After a long day at doggie daycare, Ruby's new ritual when she gets home. Obviously she is not getting enough exercise there 

http://youtu.be/Nh4ZarSEDew

Sorry for the bad video quality - had my iphone with me and was trying to keep up with her.


----------



## threefsh (Apr 25, 2011)

Too cute! I like how she has a little racetrack that she follows in the yard.  Riley is like that after 45 minutes of puppy social.
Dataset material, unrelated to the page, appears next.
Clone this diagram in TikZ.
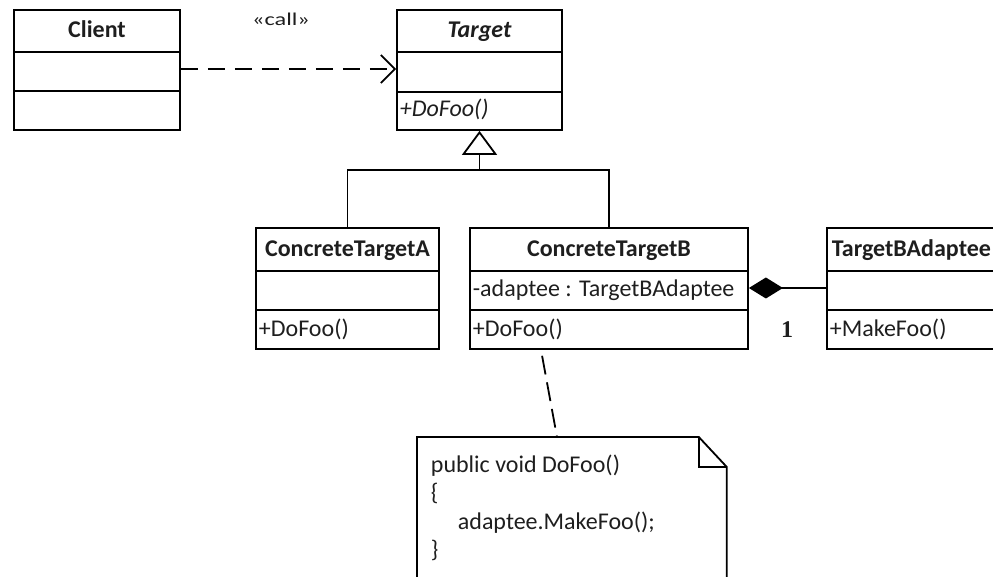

All the other pups are ready to pass out from exhaustion... I tell the other owners she's "just getting warmed up".


----------



## harrigab (Aug 21, 2011)

must be something in the name!! My Ruby did very similar after we got home after 2.5 hours off leash walk this morning ;D


----------



## MAPLEBABY (Jun 26, 2011)

Nice yard!! 
Ruby is so adorable. I think she is just so happy (almost ecstatic) that she doesn't know what else to do. Just wonder if she was quiet for a while after the happy run?? Maple does it sometimes after a long hike and I was almost convinced she picked up some majic mushrooms on the trails.


----------



## RubyRoo (Feb 1, 2011)

Ruby went right upstairs after the crazy run and fell right asleep in my office. She will be done now for the night. 8 hrs of doggie daycare with about a 10 minute happy run(she kept going after I stopped the video) = a happy V 

The weather has been cooler here in Florida so she is loving the leaves on the ground. I think it is making her more nutty...lol


----------



## redrover (Mar 17, 2011)

Love it! I've seen Jasper doing the same thing at the end of long day--it's like he's so happy and tired and had so much fun and he just doesn't know what to do with his body so he runs and runs and runs and finally crashes. That's how I describe it, anyway, in one big, fast, run-on sentence.

Jasper went nuts when the leaves fell. He liked jumping in the big piles!


----------



## Ozkar (Jul 4, 2011)

Yep..typical V. Mine do a similiar thing when we get back from a walk. You'd think they would be worn out, but it's like one last burst before they wind down. Almost like an overexcited kid.


----------



## tanners_mama (Sep 22, 2011)

Love this video. The leaves drove Tanner wild!! Ruby is such a cutie  Lucky girl has a great yard to run in too!


----------